A proof which results in Gamma (or Erlang) distribution-From Karlin & Taylor's "A First Course in Stochastic Processes"

Question

The random variables X and Y have the following properties: X is positive, i.e., $P\{X > 0\} = 1$, with continuous density function $f_X(x)$, and $Y\mid X$ has a uniform distribution on $\{0,X\}$. Prove: If $Y$ and $X-Y$ are independently distributed, then $f_X(x) = a^2xe^{-ax},\:x>0,\:a>0.$

Progress: $Z := X-Y,\:Z\perp Y\:(\text{given}) \Rightarrow \psi_X(s) = \psi_Z(s)\psi_Y(s)\: (\text{since }X = Z + Y)$

$$f_{Y\mid X}(y\mid x) = \frac{1}{2}[\delta(y) + \delta(y-x)]\:\Rightarrow f_{X,Y}(x,y) = f(x)f_{Y\mid X}(y\mid x)$$

$$f_Y(y) = \frac{1}{2}[\delta(y) + f(y)]$$

$$Z := X-Y\geq 0,\: f_Z(z) = \int_0^\infty \frac{1}{2}f(z+y)[\delta(y) + \delta(y-(z+y))]\,dy$$

Since these are non-negative random variables, I decided to use Laplace transform and try to solve $\psi_X(s) = \psi_Z(s)\psi_Y(s)$ for $\psi_X(s)$ which is the Laplace transform of $f(x)$.

Answer 1

Let $f$ be the density of $X$. The joint density of $(X,Y)$ is $$ f_{X,Y}(x,y)=f_{Y|X}(y|x)f(x) = \begin{cases} \frac1xf(x), &\text{if $x>0$ and $0<y<x$}\\ 0, &\text{otherwise.} \end{cases} $$ Put $Z:=X-Y$. Apply the Jacobian formula to find the joint density of $(Z,Y)$: $$ f_{Z,Y}(z,y)=f_{X,Y}(z+y,y)= \begin{cases} \frac1{z+y}f(z+y), &\text{if $z>0$ and $y>0$,}\\ 0, &\text{otherwise.} \end{cases}\tag1 $$ Since $Z$ and $Y$ are independent, the joint density in (1) factors into the product of two univariate densities, say $f_{Z,Y}(z,y)=:A(z)B(y)$. Letting $y\to0$ for fixed $z>0$ and letting $z\to0$ for fixed $y>0$, we find $$ A(z)={f(z)\over cz}\;\text{and}\;B(y)={f(y)\over cy}\;, $$ where $\displaystyle c=\int{f(t)\over t}\,dt$ is a normalizing constant.
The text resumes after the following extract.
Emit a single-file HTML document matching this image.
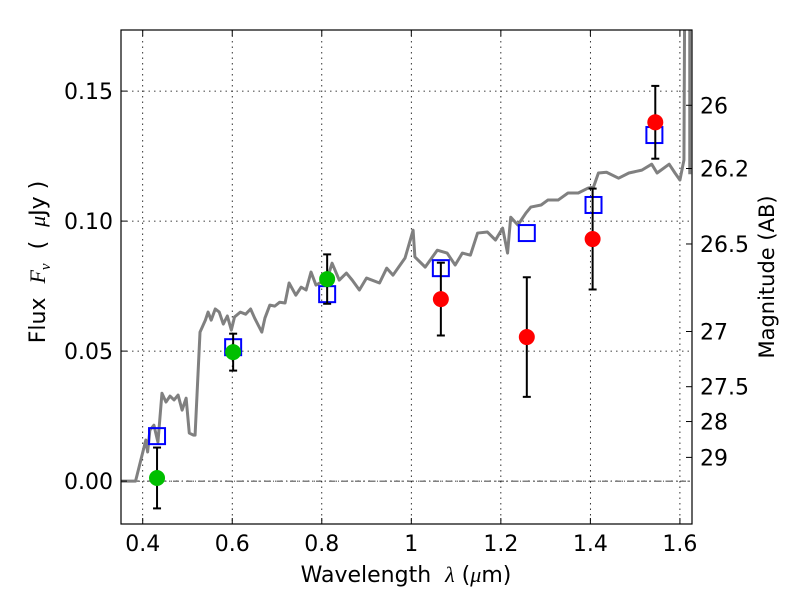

Put $\displaystyle g(t):={f(t)\over c^2t}$, so that $$ g(z+y)={f(z+y)\over c^2(z+y)}={f_{Z,Y}(z,y)\over c^2} = {f(z)\over c^2z}{f(y)\over c^2y} = g(z)g(y)\quad\text{for all $z>0$, $y>0$.} $$ Since $g$ is continuous and not identically zero, it follows that $g(t) = e^{-at}$ for some constant $a$, and therefore $f(t)=c^2te^{-at}$. Since $f$ is a density, we must have $a>0$ and $c^2=a^2$.